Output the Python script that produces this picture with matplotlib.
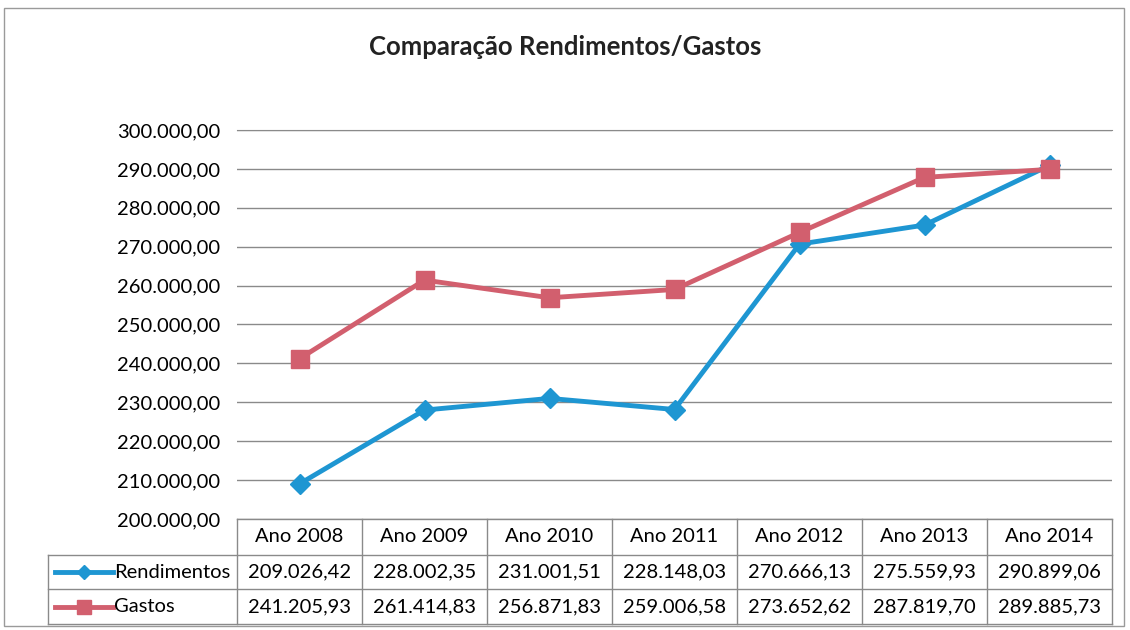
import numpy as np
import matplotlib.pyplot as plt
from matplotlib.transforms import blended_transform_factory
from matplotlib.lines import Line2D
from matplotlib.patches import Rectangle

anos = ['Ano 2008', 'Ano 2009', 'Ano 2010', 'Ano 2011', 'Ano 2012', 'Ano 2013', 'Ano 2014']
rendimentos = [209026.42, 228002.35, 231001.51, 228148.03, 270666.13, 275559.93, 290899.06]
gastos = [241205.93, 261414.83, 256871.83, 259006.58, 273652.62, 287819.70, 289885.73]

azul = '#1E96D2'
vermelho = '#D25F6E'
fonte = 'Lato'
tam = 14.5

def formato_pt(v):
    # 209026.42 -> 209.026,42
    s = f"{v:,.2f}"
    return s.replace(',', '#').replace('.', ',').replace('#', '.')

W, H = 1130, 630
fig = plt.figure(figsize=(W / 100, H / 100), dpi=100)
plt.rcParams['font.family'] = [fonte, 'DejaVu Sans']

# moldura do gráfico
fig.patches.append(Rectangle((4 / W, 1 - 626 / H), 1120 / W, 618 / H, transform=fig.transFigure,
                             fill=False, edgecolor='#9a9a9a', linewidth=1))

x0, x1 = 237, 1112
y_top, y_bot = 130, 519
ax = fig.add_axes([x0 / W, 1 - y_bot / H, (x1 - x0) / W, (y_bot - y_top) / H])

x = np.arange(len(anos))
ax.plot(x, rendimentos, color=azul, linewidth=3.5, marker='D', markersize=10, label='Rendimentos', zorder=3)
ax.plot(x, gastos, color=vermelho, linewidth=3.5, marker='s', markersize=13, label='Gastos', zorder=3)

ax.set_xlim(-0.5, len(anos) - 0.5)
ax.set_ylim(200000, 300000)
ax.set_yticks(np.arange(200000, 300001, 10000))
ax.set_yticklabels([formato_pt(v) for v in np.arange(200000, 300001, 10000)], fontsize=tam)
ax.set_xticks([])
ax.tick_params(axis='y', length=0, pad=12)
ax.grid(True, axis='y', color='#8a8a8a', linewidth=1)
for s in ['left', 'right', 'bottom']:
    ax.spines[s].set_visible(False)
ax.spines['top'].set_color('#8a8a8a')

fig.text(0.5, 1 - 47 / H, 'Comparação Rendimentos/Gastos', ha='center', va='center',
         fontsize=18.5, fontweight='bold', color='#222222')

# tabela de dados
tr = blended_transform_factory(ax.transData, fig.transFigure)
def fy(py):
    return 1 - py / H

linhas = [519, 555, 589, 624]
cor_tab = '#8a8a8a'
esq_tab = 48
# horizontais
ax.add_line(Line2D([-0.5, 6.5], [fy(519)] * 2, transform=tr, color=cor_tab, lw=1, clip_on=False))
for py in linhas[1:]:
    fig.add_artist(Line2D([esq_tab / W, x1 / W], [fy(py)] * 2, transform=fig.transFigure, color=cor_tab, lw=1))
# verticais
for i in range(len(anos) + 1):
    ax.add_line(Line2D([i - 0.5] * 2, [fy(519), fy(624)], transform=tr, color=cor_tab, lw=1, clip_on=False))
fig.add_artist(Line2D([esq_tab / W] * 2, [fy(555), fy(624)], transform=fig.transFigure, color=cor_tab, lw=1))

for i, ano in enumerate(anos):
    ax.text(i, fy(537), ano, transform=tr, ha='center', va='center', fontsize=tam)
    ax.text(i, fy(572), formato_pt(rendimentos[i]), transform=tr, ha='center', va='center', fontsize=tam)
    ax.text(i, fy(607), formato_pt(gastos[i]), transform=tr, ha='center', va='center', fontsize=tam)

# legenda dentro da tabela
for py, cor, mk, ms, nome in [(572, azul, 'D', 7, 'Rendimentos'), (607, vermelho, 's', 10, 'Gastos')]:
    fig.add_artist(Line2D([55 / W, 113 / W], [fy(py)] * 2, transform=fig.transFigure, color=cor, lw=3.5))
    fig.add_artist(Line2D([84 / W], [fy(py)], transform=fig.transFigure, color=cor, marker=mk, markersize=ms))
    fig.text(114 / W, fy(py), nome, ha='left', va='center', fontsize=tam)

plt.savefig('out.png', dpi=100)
-.-.-
### Task statement:
Leave the images out and output the remaining material exactly as it stands.

### Correct output:
Output the Python script that produces this picture with matplotlib.
import numpy as np
import matplotlib.pyplot as plt
from matplotlib.transforms import blended_transform_factory
from matplotlib.lines import Line2D
from matplotlib.patches import Rectangle

anos = ['Ano 2008', 'Ano 2009', 'Ano 2010', 'Ano 2011', 'Ano 2012', 'Ano 2013', 'Ano 2014']
rendimentos = [209026.42, 228002.35, 231001.51, 228148.03, 270666.13, 275559.93, 290899.06]
gastos = [241205.93, 261414.83, 256871.83, 259006.58, 273652.62, 287819.70, 289885.73]

azul = '#1E96D2'
vermelho = '#D25F6E'
fonte = 'Lato'
tam = 14.5

def formato_pt(v):
    # 209026.42 -> 209.026,42
    s = f"{v:,.2f}"
    return s.replace(',', '#').replace('.', ',').replace('#', '.')

W, H = 1130, 630
fig = plt.figure(figsize=(W / 100, H / 100), dpi=100)
plt.rcParams['font.family'] = [fonte, 'DejaVu Sans']

# moldura do gráfico
fig.patches.append(Rectangle((4 / W, 1 - 626 / H), 1120 / W, 618 / H, transform=fig.transFigure,
                             fill=False, edgecolor='#9a9a9a', linewidth=1))

x0, x1 = 237, 1112
y_top, y_bot = 130, 519
ax = fig.add_axes([x0 / W, 1 - y_bot / H, (x1 - x0) / W, (y_bot - y_top) / H])

x = np.arange(len(anos))
ax.plot(x, rendimentos, color=azul, linewidth=3.5, marker='D', markersize=10, label='Rendimentos', zorder=3)
ax.plot(x, gastos, color=vermelho, linewidth=3.5, marker='s', markersize=13, label='Gastos', zorder=3)

ax.set_xlim(-0.5, len(anos) - 0.5)
ax.set_ylim(200000, 300000)
ax.set_yticks(np.arange(200000, 300001, 10000))
ax.set_yticklabels([formato_pt(v) for v in np.arange(200000, 300001, 10000)], fontsize=tam)
ax.set_xticks([])
ax.tick_params(axis='y', length=0, pad=12)
ax.grid(True, axis='y', color='#8a8a8a', linewidth=1)
for s in ['left', 'right', 'bottom']:
    ax.spines[s].set_visible(False)
ax.spines['top'].set_color('#8a8a8a')

fig.text(0.5, 1 - 47 / H, 'Comparação Rendimentos/Gastos', ha='center', va='center',
         fontsize=18.5, fontweight='bold', color='#222222')

# tabela de dados
tr = blended_transform_factory(ax.transData, fig.transFigure)
def fy(py):
    return 1 - py / H

linhas = [519, 555, 589, 624]
cor_tab = '#8a8a8a'
esq_tab = 48
# horizontais
ax.add_line(Line2D([-0.5, 6.5], [fy(519)] * 2, transform=tr, color=cor_tab, lw=1, clip_on=False))
for py in linhas[1:]:
    fig.add_artist(Line2D([esq_tab / W, x1 / W], [fy(py)] * 2, transform=fig.transFigure, color=cor_tab, lw=1))
# verticais
for i in range(len(anos) + 1):
    ax.add_line(Line2D([i - 0.5] * 2, [fy(519), fy(624)], transform=tr, color=cor_tab, lw=1, clip_on=False))
fig.add_artist(Line2D([esq_tab / W] * 2, [fy(555), fy(624)], transform=fig.transFigure, color=cor_tab, lw=1))

for i, ano in enumerate(anos):
    ax.text(i, fy(537), ano, transform=tr, ha='center', va='center', fontsize=tam)
    ax.text(i, fy(572), formato_pt(rendimentos[i]), transform=tr, ha='center', va='center', fontsize=tam)
    ax.text(i, fy(607), formato_pt(gastos[i]), transform=tr, ha='center', va='center', fontsize=tam)

# legenda dentro da tabela
for py, cor, mk, ms, nome in [(572, azul, 'D', 7, 'Rendimentos'), (607, vermelho, 's', 10, 'Gastos')]:
    fig.add_artist(Line2D([55 / W, 113 / W], [fy(py)] * 2, transform=fig.transFigure, color=cor, lw=3.5))
    fig.add_artist(Line2D([84 / W], [fy(py)], transform=fig.transFigure, color=cor, marker=mk, markersize=ms))
    fig.text(114 / W, fy(py), nome, ha='left', va='center', fontsize=tam)

plt.savefig('out.png', dpi=100)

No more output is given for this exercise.